Shortly after these interviews Mr. Ladd informed me that the same gentleman had made proposals to him for the sale of the recipe in question, and showed me some forms of agreement which Colonel Shaffner had proposed should be entered into between them. I do not recollect the details of the proposed agreement, but I know that they at once convinced me that Colonel Shaffner was trying to obtain possession, in an ambiguous manner, of my recipe for his own advantage—that is, with a view of selling, it to the United States govern ment and probably to other governments. There was, however, I distinctly remember, a clause in one of the agreements, by which Mr. Ladd was to bind himself not to supply confederate agents with the fuzes.
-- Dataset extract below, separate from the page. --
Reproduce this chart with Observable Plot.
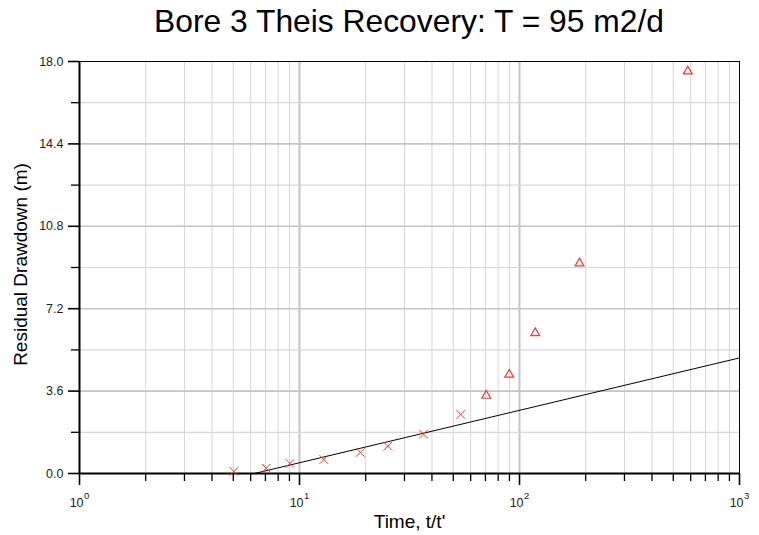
<!DOCTYPE html>
<html>
<head>
<meta charset="utf-8">
<script src="https://cdn.jsdelivr.net/npm/d3@7"></script>
<script src="https://cdn.jsdelivr.net/npm/@observablehq/plot@0.6"></script>
<style>
  html, body { margin: 0; padding: 0; background: #fff; }
  #wrap { position: relative; width: 759px; height: 535px; font-family: "Liberation Sans", Arial, sans-serif; }
  #title { position: absolute; left: 0; width: 818px; top: 6px; text-align: center; font-size: 31.8px; line-height: 1; color: #000; }
  #chart { position: absolute; left: 0; top: 0; }
</style>
</head>
<body>
<div id="wrap">
  <div id="chart"></div>
  <div id="title">Bore 3 Theis Recovery: T = 95 m2/d</div>
</div>
<script>
// Data
const crossT = [5.03, 7.06, 9.04, 12.9, 18.9, 25.2, 36.6, 54.1];
const crossS = [0.09, 0.23, 0.44, 0.61, 0.92, 1.19, 1.72, 2.58];
const triT = [70.6, 89.8, 117.9, 187.4, 582];
const triS = [3.4, 4.32, 6.14, 9.18, 17.57];
const fitT = [6.24, 1000];
const fitS = [0, 5.05];

// Tick values
const xMajor = [1, 10, 100, 1000];
const xMinor = [2, 3, 4, 5, 6, 7, 8, 9, 20, 30, 40, 50, 60, 70, 80, 90, 200, 300, 400, 500, 600, 700, 800, 900];
const yMajor = [0, 3.6, 7.2, 10.8, 14.4, 18.0];
const yMinor = [1.8, 5.4, 9.0, 12.6, 16.2];

const xLabel = "Time, t/t'";
const yLabel = "Residual Drawdown (m)";

const crosses = crossT.map((t, i) => ({t, s: crossS[i]}));
const tris = triT.map((t, i) => ({t, s: triS[i]}));
const fit = fitT.map((t, i) => ({t, s: fitS[i]}));

const plot = Plot.plot({
  width: 759,
  height: 535,
  marginLeft: 79,
  marginRight: 20,
  marginTop: 61,
  marginBottom: 62,
  style: {fontFamily: "'Liberation Sans', Arial, sans-serif", background: "#fff"},
  x: {type: "log", domain: [1, 1000], label: null},
  y: {domain: [0, 18], label: null},
  marks: [
    Plot.ruleX(xMinor, {stroke: "#d6d6d6", strokeWidth: 1}),
    Plot.ruleX(xMajor.slice(1, 3), {stroke: "#c4c4c4", strokeWidth: 2}),
    Plot.ruleY(yMinor, {stroke: "#d8d8d8", strokeWidth: 1.2}),
    Plot.ruleY(yMajor.slice(1, 5), {stroke: "#c4c4c4", strokeWidth: 1.6}),
    Plot.frame({stroke: "#000", strokeWidth: 1}),
    Plot.ruleX([1], {stroke: "#000", strokeWidth: 2}),
    Plot.ruleY([0], {stroke: "#000", strokeWidth: 2}),
    Plot.axisX({ticks: xMinor, tickSize: 8, tickFormat: () => "", label: null, stroke: "#000", strokeWidth: 1.3}),
    Plot.axisX({ticks: xMajor, tickSize: 12, tickPadding: 13, fill: "#222", stroke: "#000", strokeWidth: 1.6,
      tickFormat: d => "10^" + Math.round(Math.log10(d)), label: null}),
    Plot.axisY({ticks: yMinor, tickSize: 8, tickFormat: () => "", label: null, stroke: "#000", strokeWidth: 1.3}),
    Plot.axisY({ticks: yMajor, tickSize: 11, tickPadding: 5, fill: "#222", stroke: "#000", strokeWidth: 1.6,
      tickFormat: d3.format(".1f"), label: null}),
    Plot.line(fit, {x: "t", y: "s", stroke: "#000", strokeWidth: 1}),
    Plot.dot(crosses, {x: "t", y: "s", symbol: "times", r: 4, stroke: "#f33", strokeWidth: 1}),
    Plot.dot(tris, {x: "t", y: "s", symbol: "triangle", r: 3.3, stroke: "#f33", strokeWidth: 1.2, fill: "none"}),
    Plot.text([xLabel], {frameAnchor: "bottom", textAnchor: "middle", lineAnchor: "middle", text: d => d, dy: 48, fontSize: 19, fill: "#000"}),
    Plot.text([yLabel], {frameAnchor: "left", textAnchor: "middle", lineAnchor: "middle", text: d => d, rotate: -90, dx: -59, dy: -3, fontSize: 19, fill: "#000"})
  ]
});

const svg = d3.select(plot);
// tick label sizes and superscript exponents
svg.selectAll("text").each(function() {
  const el = this;
  const s = el.textContent;
  if (/^10\^\d$/.test(s)) {
    const exp = s.split("^")[1];
    el.textContent = "";
    el.setAttribute("font-size", "12.5");
    el.style.fontSize = "12.5px";
    const base = document.createElementNS("http://www.w3.org/2000/svg", "tspan");
    base.textContent = "10";
    const sup = document.createElementNS("http://www.w3.org/2000/svg", "tspan");
    sup.textContent = exp;
    sup.setAttribute("font-size", "9.5");
    sup.setAttribute("dy", "-8.4");
    sup.setAttribute("dx", "0.5");
    el.appendChild(base);
    el.appendChild(sup);
  } else if (/^\d+\.\d$/.test(s)) {
    el.setAttribute("font-size", "12.5");
    el.style.fontSize = "12.5px";
  }
});

document.getElementById("chart").appendChild(plot);
</script>
</body>
</html>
I declined to sanction the sale of my recipe by Mr. Ladd to Colonel Shaffner, and the negotiation between them was, therefore, broken off. Mr. Ladd stated to me at the time Colonel Shaffner was much annoyed at this, and still endeavored, but unsuccessfully, to induce Mr. Ladd to negotiate with him by threatening him with an accusation that he had supplied my fuzes to confederate agents. Eventually Colonel Shaffner ordered of Mr. Ladd, not for the United States government, but for some private experimental purposes, one hundred of my fuzes, in which, however, he desired that the charge of gunpowder employed as priming should be mixed with a quantity of the igniting composition of which he had desired to obtain the recipe; his object, as stated by him, being to produce, by means of the fuzes, a larger body of flame for some special purpose which he had in view. Mr. Ladd applied to me, as usual, to know whether he might supply the fuzes thus modified; but as it was clear to me that Colonel Shaffner’s sole object in ordering these fuzes was to obtain a comparatively large quantity of the secret composition, most probably with a view to its thorough chemical examination and subsequent imitation, I declined to allow Mr. Ladd to supply him with these special fuzes.
Mr. Ladd now informs me that, failing to obtain these fuzes, Colonel Shaffner then purchased, immediately before leaving England, one hundred and ten dozen of the cheapest form of my fuze, used for experimental purposes, from which he could extract the composition, or which he could readily convert into military fuzes. In complying’ with the desire of Earl de Grey and Ripon for a full explanation, I have been obliged to enter into greater details with regard to Colonel Shaffner’s proceedings than, perhaps, their importance merits, so that the feelings may be rendered evident by which the latter has been actuated in bringing the accusation against me, which I am called upon to answer.